__DATA FOR THIS EXERCISE__
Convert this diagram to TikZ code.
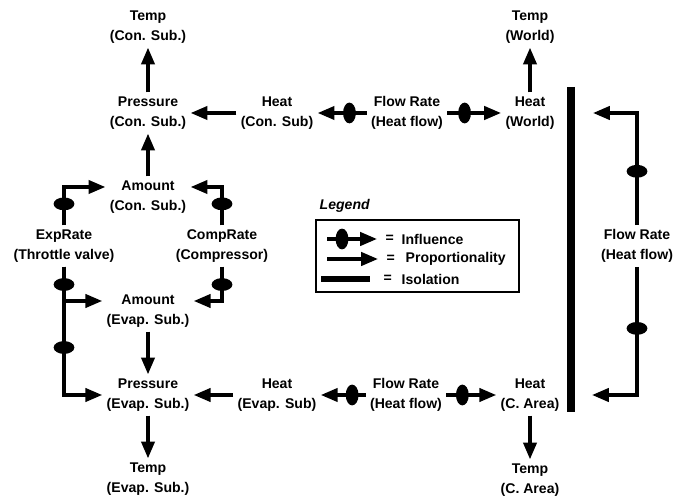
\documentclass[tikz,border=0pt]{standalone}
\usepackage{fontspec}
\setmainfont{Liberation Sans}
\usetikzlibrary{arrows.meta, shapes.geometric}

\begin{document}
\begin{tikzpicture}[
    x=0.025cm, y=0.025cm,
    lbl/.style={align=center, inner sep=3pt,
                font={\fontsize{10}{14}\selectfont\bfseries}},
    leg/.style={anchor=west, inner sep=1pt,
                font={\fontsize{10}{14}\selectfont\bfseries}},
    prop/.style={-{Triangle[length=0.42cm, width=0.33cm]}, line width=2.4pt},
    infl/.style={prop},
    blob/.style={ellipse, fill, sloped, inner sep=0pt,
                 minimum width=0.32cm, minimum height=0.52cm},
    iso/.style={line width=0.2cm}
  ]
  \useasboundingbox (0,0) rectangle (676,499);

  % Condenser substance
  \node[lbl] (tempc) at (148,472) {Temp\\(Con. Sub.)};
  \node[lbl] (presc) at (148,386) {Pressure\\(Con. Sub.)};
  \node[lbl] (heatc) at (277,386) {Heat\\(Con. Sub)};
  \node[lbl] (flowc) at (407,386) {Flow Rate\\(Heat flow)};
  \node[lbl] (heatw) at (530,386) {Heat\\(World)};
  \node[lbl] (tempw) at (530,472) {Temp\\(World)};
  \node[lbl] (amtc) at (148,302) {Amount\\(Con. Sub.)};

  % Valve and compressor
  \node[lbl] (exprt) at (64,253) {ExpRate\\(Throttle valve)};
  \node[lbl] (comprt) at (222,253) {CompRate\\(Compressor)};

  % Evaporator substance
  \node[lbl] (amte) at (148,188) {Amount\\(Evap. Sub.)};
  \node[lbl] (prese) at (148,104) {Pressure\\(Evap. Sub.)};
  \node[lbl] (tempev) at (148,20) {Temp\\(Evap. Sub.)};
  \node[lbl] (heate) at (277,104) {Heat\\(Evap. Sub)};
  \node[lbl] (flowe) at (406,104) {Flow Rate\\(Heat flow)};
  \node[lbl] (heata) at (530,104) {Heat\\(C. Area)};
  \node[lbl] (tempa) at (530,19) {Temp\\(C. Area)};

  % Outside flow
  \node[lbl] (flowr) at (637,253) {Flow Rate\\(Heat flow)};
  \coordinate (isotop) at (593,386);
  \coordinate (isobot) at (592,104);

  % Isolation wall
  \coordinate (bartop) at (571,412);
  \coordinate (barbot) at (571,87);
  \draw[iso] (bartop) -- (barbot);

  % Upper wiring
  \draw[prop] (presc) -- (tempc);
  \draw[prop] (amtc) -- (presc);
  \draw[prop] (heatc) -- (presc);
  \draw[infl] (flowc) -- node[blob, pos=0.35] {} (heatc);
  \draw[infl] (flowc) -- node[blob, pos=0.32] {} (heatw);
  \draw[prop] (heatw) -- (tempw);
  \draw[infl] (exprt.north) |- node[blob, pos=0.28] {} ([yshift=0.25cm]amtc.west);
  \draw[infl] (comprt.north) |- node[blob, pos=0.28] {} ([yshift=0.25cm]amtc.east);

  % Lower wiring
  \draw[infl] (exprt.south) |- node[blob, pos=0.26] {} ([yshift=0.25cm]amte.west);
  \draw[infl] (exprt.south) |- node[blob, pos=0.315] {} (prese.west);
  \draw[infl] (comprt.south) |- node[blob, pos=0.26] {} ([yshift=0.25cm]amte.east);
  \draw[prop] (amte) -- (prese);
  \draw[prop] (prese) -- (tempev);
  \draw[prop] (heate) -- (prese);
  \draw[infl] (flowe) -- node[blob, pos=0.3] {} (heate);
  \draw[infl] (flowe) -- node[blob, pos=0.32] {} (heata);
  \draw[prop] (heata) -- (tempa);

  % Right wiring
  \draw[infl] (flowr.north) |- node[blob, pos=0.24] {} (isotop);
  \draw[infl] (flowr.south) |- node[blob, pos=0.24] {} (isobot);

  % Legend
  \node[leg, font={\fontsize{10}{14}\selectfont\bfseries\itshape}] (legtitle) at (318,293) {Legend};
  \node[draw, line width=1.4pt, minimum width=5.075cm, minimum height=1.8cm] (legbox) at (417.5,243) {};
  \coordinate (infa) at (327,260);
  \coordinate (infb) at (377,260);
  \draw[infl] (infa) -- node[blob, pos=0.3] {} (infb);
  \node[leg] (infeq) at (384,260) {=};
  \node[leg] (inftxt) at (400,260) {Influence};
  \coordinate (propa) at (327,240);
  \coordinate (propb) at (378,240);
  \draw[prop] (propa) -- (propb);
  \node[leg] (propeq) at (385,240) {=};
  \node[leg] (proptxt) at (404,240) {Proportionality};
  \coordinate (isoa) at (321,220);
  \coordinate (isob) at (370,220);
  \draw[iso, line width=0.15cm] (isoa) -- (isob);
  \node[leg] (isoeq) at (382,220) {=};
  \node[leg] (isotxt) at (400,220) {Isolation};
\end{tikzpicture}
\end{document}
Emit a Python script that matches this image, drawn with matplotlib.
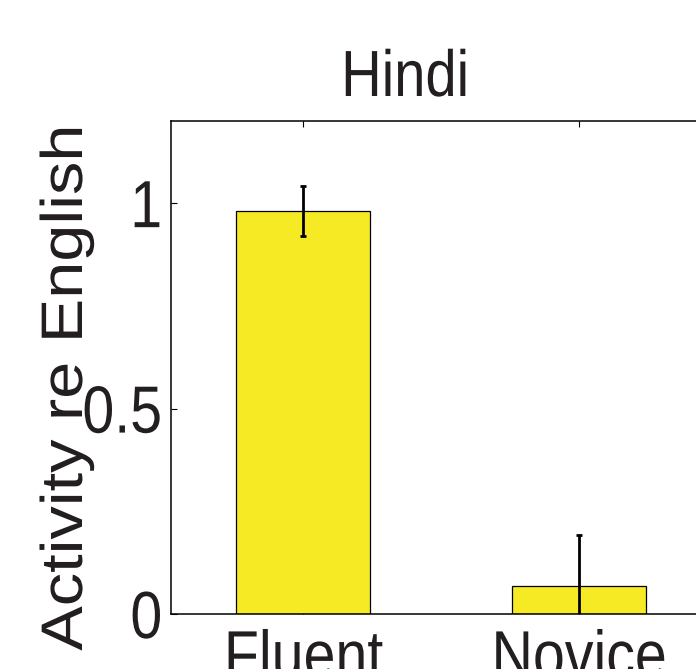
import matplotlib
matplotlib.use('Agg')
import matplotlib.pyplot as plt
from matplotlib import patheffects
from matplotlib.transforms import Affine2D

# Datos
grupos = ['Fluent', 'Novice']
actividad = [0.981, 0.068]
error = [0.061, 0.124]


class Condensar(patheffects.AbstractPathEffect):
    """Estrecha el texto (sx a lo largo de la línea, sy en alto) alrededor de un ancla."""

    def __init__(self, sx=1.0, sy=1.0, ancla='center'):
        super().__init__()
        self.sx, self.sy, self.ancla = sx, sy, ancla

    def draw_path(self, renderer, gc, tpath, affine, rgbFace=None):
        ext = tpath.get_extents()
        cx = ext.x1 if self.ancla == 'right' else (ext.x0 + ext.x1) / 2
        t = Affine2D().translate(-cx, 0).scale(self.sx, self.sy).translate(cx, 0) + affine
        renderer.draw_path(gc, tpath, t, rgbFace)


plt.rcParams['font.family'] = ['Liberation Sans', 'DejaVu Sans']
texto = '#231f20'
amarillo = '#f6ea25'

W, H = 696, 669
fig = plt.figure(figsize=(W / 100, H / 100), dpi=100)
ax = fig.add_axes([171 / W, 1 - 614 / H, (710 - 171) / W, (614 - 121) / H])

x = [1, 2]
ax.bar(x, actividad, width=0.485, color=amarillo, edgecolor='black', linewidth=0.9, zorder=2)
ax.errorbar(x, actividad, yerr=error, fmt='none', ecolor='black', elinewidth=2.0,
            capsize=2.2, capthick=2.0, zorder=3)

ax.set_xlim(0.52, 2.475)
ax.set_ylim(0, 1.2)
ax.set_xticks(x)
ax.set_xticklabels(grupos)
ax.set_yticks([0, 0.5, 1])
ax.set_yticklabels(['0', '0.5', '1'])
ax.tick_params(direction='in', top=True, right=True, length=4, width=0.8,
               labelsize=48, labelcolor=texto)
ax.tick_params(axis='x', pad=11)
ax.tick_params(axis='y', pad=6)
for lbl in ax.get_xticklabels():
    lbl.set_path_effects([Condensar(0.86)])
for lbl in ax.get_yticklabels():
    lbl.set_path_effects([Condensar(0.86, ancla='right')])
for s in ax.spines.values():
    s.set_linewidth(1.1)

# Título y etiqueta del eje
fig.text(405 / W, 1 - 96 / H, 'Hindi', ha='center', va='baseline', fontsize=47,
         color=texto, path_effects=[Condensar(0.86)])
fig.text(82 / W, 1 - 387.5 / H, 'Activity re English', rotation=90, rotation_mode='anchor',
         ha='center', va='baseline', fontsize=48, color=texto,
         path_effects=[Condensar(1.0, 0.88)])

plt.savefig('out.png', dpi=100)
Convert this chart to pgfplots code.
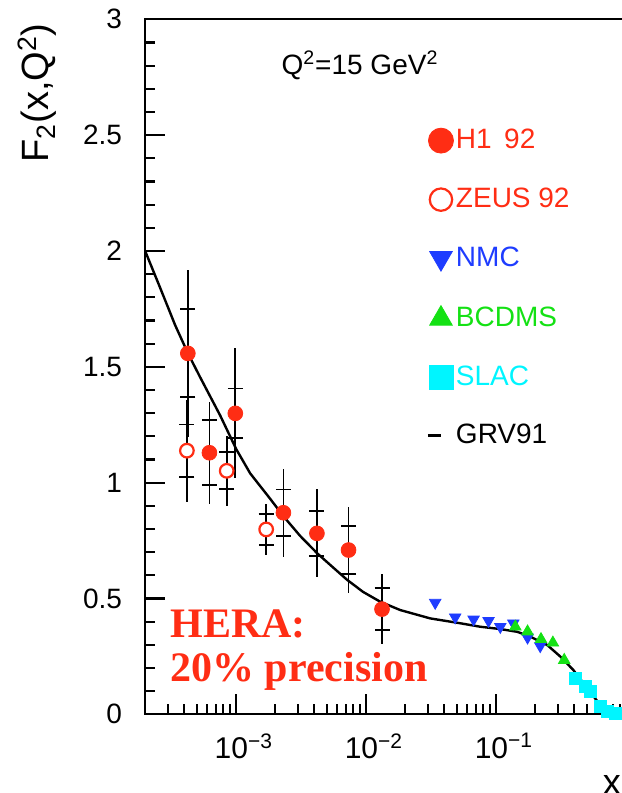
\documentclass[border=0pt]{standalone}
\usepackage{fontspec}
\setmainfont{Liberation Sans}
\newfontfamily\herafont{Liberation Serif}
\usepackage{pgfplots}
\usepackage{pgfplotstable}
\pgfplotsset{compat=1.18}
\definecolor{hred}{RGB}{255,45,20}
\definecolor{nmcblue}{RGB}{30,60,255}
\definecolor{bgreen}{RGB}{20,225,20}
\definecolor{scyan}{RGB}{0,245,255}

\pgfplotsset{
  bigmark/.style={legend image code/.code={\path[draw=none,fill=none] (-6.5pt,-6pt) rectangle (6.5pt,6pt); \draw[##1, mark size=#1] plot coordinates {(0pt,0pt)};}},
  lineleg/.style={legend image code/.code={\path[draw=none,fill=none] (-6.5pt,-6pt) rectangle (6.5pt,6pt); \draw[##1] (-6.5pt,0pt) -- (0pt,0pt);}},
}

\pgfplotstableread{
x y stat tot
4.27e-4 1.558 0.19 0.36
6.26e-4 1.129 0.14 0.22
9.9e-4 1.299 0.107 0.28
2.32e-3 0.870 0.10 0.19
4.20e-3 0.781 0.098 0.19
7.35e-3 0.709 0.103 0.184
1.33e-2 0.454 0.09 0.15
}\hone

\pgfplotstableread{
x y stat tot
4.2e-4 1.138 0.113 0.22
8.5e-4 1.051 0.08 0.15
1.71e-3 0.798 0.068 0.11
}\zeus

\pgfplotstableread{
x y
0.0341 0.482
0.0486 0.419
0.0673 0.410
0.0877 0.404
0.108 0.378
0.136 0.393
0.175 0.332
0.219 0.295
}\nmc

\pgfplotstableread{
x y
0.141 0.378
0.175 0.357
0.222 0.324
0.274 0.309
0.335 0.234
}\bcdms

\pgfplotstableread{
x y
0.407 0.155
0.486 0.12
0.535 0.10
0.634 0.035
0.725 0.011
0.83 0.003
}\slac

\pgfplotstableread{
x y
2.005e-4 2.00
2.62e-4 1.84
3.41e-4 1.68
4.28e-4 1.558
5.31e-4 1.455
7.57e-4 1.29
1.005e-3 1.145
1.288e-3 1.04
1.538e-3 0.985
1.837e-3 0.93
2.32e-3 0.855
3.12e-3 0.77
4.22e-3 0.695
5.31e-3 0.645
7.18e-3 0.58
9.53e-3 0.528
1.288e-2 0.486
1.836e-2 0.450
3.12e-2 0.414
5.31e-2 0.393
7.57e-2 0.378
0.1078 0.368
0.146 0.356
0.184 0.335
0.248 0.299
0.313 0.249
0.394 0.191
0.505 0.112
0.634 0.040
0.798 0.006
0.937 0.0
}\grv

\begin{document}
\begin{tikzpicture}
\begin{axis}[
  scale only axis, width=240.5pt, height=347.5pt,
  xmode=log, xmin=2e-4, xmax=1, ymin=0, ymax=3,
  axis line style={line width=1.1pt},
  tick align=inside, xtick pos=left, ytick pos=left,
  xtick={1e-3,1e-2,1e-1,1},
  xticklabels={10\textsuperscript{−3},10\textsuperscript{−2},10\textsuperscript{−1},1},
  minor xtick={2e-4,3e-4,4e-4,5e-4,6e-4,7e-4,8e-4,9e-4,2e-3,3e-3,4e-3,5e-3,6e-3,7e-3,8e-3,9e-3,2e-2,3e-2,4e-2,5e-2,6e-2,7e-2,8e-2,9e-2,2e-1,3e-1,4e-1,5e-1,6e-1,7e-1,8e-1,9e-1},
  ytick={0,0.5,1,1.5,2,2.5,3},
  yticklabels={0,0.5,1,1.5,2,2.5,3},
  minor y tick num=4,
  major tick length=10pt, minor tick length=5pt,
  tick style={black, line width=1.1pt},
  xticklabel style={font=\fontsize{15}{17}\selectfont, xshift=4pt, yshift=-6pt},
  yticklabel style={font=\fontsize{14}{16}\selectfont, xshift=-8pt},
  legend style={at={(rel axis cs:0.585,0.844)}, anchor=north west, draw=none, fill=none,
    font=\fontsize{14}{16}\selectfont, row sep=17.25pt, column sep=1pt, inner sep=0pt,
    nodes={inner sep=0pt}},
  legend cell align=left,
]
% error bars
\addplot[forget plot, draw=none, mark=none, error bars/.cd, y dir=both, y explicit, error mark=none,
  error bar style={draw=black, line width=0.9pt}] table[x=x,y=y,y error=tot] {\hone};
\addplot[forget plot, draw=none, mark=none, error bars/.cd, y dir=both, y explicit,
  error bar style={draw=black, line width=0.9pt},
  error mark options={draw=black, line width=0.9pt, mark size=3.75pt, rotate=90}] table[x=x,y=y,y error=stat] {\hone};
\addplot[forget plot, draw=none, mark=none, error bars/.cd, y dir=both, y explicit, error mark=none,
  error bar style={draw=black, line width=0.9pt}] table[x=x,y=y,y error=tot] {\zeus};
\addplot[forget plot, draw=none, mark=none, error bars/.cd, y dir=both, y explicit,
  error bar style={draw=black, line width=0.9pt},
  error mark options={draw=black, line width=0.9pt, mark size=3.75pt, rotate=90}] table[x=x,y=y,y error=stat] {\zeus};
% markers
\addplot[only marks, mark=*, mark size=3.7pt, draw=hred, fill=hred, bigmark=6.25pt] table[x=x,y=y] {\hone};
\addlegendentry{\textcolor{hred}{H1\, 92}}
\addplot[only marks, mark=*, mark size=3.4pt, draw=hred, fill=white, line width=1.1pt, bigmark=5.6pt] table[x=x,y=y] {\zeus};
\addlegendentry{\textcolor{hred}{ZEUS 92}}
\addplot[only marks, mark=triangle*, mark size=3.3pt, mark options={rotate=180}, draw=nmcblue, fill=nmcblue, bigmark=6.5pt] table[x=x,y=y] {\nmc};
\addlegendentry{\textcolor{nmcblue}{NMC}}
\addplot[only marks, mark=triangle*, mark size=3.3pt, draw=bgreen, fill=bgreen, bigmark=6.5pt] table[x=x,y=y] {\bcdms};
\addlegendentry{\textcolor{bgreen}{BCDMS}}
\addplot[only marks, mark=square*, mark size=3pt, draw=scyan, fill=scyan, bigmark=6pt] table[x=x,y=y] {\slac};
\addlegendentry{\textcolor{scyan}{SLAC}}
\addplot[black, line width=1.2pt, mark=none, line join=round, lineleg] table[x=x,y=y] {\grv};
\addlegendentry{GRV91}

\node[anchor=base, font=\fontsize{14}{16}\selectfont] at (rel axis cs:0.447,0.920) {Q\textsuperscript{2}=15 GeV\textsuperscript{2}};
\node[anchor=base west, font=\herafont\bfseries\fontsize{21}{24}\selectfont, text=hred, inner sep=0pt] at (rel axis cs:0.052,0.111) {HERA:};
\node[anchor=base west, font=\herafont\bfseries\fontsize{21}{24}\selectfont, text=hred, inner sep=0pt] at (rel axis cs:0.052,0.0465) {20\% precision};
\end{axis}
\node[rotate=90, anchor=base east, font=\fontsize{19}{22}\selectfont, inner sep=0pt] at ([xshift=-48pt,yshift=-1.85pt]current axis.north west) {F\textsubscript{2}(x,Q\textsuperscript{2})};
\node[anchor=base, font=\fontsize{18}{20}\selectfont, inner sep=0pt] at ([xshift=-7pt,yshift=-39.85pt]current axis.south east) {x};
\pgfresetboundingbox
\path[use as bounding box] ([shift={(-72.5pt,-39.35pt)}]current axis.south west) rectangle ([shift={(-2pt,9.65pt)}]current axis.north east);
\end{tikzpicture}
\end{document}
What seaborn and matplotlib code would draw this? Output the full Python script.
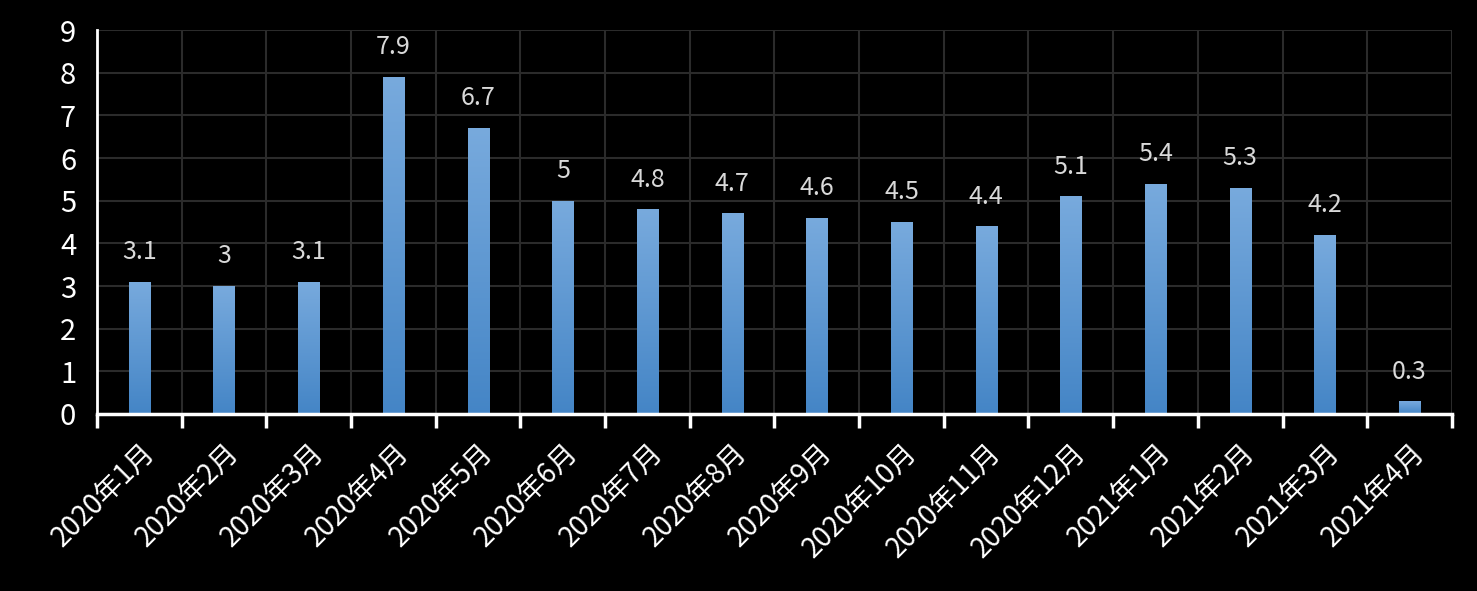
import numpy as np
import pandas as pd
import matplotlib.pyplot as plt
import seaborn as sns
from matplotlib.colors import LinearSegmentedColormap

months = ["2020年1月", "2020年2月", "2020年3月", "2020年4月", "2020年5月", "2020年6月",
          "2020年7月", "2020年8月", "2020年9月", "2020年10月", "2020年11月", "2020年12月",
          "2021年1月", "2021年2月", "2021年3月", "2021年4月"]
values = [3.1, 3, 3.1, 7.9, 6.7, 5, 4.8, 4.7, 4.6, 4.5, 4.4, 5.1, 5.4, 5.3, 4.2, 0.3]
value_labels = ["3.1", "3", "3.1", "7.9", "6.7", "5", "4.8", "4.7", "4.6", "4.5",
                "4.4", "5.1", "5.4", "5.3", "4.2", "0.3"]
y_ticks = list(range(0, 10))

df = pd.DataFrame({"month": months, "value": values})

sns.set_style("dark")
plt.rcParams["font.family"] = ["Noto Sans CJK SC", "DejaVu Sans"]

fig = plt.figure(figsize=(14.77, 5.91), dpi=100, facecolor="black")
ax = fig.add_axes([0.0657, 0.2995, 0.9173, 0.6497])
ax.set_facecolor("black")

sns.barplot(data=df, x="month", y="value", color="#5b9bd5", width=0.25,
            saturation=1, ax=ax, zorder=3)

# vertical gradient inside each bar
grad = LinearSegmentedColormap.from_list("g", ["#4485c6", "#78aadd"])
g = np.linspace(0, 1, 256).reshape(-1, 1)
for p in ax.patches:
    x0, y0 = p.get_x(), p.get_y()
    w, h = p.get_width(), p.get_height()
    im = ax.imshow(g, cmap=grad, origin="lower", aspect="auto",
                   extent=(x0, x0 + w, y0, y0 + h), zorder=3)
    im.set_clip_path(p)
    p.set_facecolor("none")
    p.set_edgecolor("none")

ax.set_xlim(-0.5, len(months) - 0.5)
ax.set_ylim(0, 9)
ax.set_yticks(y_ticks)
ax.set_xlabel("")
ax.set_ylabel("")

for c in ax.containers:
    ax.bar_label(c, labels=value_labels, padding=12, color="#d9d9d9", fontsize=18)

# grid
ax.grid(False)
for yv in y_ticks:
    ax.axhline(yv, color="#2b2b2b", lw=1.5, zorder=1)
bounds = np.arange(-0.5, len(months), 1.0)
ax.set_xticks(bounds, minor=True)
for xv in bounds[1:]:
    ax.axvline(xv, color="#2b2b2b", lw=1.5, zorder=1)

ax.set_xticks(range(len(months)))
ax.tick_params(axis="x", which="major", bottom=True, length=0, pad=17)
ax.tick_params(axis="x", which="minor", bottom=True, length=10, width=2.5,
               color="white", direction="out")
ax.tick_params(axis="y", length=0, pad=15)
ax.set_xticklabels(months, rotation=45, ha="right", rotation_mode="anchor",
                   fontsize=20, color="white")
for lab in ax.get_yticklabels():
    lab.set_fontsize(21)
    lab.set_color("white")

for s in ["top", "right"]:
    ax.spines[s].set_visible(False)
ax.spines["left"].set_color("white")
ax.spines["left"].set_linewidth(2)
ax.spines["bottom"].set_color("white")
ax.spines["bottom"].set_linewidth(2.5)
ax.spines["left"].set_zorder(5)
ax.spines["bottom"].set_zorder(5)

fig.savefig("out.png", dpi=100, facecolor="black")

__SHORT EXERCISE__
Pictures excluded, repeat exactly the lines from the top of the material through the line with "(bartop) -- (barbot);", including both of those lines.

__EXPECTED ANSWER__
Convert this diagram to TikZ code.
\documentclass[tikz,border=0pt]{standalone}
\usepackage{fontspec}
\setmainfont{Liberation Sans}
\usetikzlibrary{arrows.meta, shapes.geometric}

\begin{document}
\begin{tikzpicture}[
    x=0.025cm, y=0.025cm,
    lbl/.style={align=center, inner sep=3pt,
                font={\fontsize{10}{14}\selectfont\bfseries}},
    leg/.style={anchor=west, inner sep=1pt,
                font={\fontsize{10}{14}\selectfont\bfseries}},
    prop/.style={-{Triangle[length=0.42cm, width=0.33cm]}, line width=2.4pt},
    infl/.style={prop},
    blob/.style={ellipse, fill, sloped, inner sep=0pt,
                 minimum width=0.32cm, minimum height=0.52cm},
    iso/.style={line width=0.2cm}
  ]
  \useasboundingbox (0,0) rectangle (676,499);

  % Condenser substance
  \node[lbl] (tempc) at (148,472) {Temp\\(Con. Sub.)};
  \node[lbl] (presc) at (148,386) {Pressure\\(Con. Sub.)};
  \node[lbl] (heatc) at (277,386) {Heat\\(Con. Sub)};
  \node[lbl] (flowc) at (407,386) {Flow Rate\\(Heat flow)};
  \node[lbl] (heatw) at (530,386) {Heat\\(World)};
  \node[lbl] (tempw) at (530,472) {Temp\\(World)};
  \node[lbl] (amtc) at (148,302) {Amount\\(Con. Sub.)};

  % Valve and compressor
  \node[lbl] (exprt) at (64,253) {ExpRate\\(Throttle valve)};
  \node[lbl] (comprt) at (222,253) {CompRate\\(Compressor)};

  % Evaporator substance
  \node[lbl] (amte) at (148,188) {Amount\\(Evap. Sub.)};
  \node[lbl] (prese) at (148,104) {Pressure\\(Evap. Sub.)};
  \node[lbl] (tempev) at (148,20) {Temp\\(Evap. Sub.)};
  \node[lbl] (heate) at (277,104) {Heat\\(Evap. Sub)};
  \node[lbl] (flowe) at (406,104) {Flow Rate\\(Heat flow)};
  \node[lbl] (heata) at (530,104) {Heat\\(C. Area)};
  \node[lbl] (tempa) at (530,19) {Temp\\(C. Area)};

  % Outside flow
  \node[lbl] (flowr) at (637,253) {Flow Rate\\(Heat flow)};
  \coordinate (isotop) at (593,386);
  \coordinate (isobot) at (592,104);

  % Isolation wall
  \coordinate (bartop) at (571,412);
  \coordinate (barbot) at (571,87);
  \draw[iso] (bartop) -- (barbot);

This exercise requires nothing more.